Von Andreas Montag 12.02.2006, 17:22

Halle/MZ. - Das hat nichts mit billigem Trost zu tun, und es leugnet auch nicht die Tatsache, dass in Mitteldeutschland seit vielen Jahren große Not bei jenen herrscht, die der Arbeitsmarkt trotz ihrer beruflichen Qualifikation als "überflüssig" aussortiert hat. Wer hier noch Hoffnungen auf alsbald wieder ausbrechende Vollbeschäftigung nährt, handelt verantwortungslos.

Eben hat der kanadische Konzern Bombardier sein endgültiges Nein zu jeglicher Zukunft für den Waggonbau in Halle-Ammendorf gesagt - es wird wohl niemand wirklich überrascht haben. Empört hingegen schon. Man kann in der Tat auf böse Fragen (und entsprechende Antworten) kommen, wie solch ein Weltunternehmen sich die Märkte passend organisiert - um nicht zu sagen: bereinigt.

Unter dem Strich bleibt eine bittere Bilanz für die Betroffenen, aber auch für die Stadt Halle als einen der wichtigsten Standorte in der mitteldeutschen Region. Nachdem auch aus der jüngst noch ruhmredig erwarteten Ansiedlung einer Computer-Produktionsstätte des Herstellers Dell nichts geworden ist (aber immerhin ein Call-Center zu Buche schlug), muss man wohl nüchtern sagen: Als Ort wachsender industrieller Produktion darf man Halle wohl künftig nicht sehen - die Karawane des globalen Kapitals ist längst ostwärts weiter gezogen. Dem Tag, da die Erdumrundung vollbracht sein wird, kann man allerdings mit einiger Spannung (und Furcht) entgegen sehen.

Dessen ungeachtet: Vor Ort muss, wie immer nach Niederlagen, der Blick auf das Eigene - und nach vorn gerichtet werden.
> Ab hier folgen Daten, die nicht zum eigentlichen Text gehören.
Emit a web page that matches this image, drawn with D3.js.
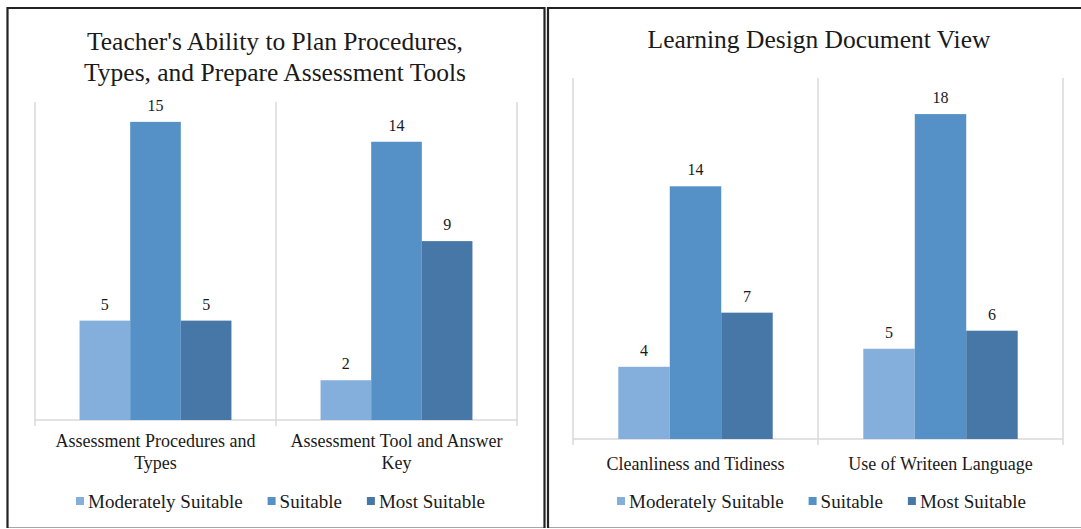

In Leuna und Buna wie im Raum Bitterfeld, Wolfen und Thalheim haben sich neue, höchst potente Wirtschaftskerne entwickelt, die der Region zu Kraft wie Ansehen verhelfen.

Halle hingegen kommt eindeutig nicht umhin, ganz auf seine verbliebene Stärke zu setzen, die zu unterschätzen nur töricht genannt werden kann: Forschung und Bildung, Kultur und Kunst. Wer hier aber hartnäckig von den so genannten weichen Standortfaktoren spricht, hat die harte Realität vielleicht noch gar nicht begriffen.

Tatsächlich wird sich Halle (wie der Osten Deutschlands fast generell) zu allem Überfluss auf eine stetig weiter schrumpfende Bevölkerungszahl einzustellen haben - umso besser ist die Stadt beraten, ihre Universität und die mit ihr vernetzten Institute als Kraftquell und Jungbrunnen zu schätzen.

Das gilt in gleichem Maße für die Kunsthochschule, Galerien und Bühnen, für Künstler und alle anderen Zukunftsarbeiter, die im Verein die nächsten 1 200 Jahre angehen müssen. Selbstbewusstsein braucht es dazu, nun erst recht. Und ein bisschen Stolz.